There are many reasons why homeowners opt to refinance, from
obtaining a lower interest rate, to shortening the term of the loan, to
switching mortgage loan types, to tapping into home equity.
Each has its considerations.
Lower Your Mortgage Rate
Among the best reasons to refinance is to get access to lower
mortgage rates. There is no “rule of thumb” that says how far rates
should drop for a refinance to be sensible. Compare your closing costs
to your monthly savings, and determine whether the math makes sense for
Shorten Your Loan Term
Refinancing your 30-year fixed rate mortgage to a 20-year fixed rate
or a 15-year fixed rate is a sensible way to reduce your long-term
mortgage costs, and to own your home sooner. As a bonus, with mortgage
rates currently near all-time lows, an increase to your monthly payment
from a shorter loan term may be negligible.
Convert ARM To Fixed Rate Mortgage
Homeowners with adjustable-rate mortgages may want
the comfort of a fixed-rate payment. Mortgage rates for fixed-rate
mortgages are often higher than for comparable ARMs so be prepared to
pay more to your lender each month.
Access Equity For Projects, Debts, Or Other Reasons
Called a “cash out” refinance, homeowners can sometimes use home
equity to retire debts, pay for renovations, or use for other purposes
including education costs and retirement. Lenders place restrictions on
loans of this type.

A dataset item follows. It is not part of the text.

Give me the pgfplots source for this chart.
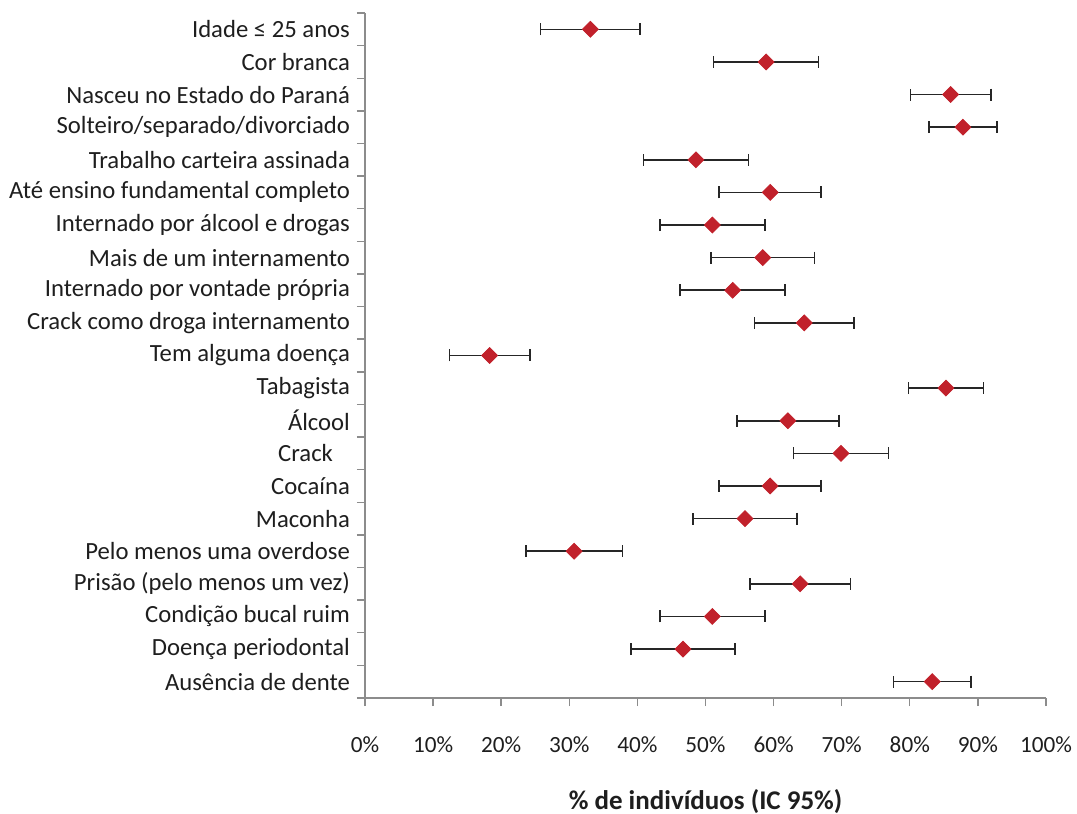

A refinanced home loan can help you reach specific
financial goals or just put extra cash in your pocket each month – just
make sure that there’s a clear benefit to you.
Paying large closing costs for small monthly savings or negligible
long-term benefit should be avoided. Many lenders offer low- or
no-closing costs options for refinancing. Be sure to ask about it.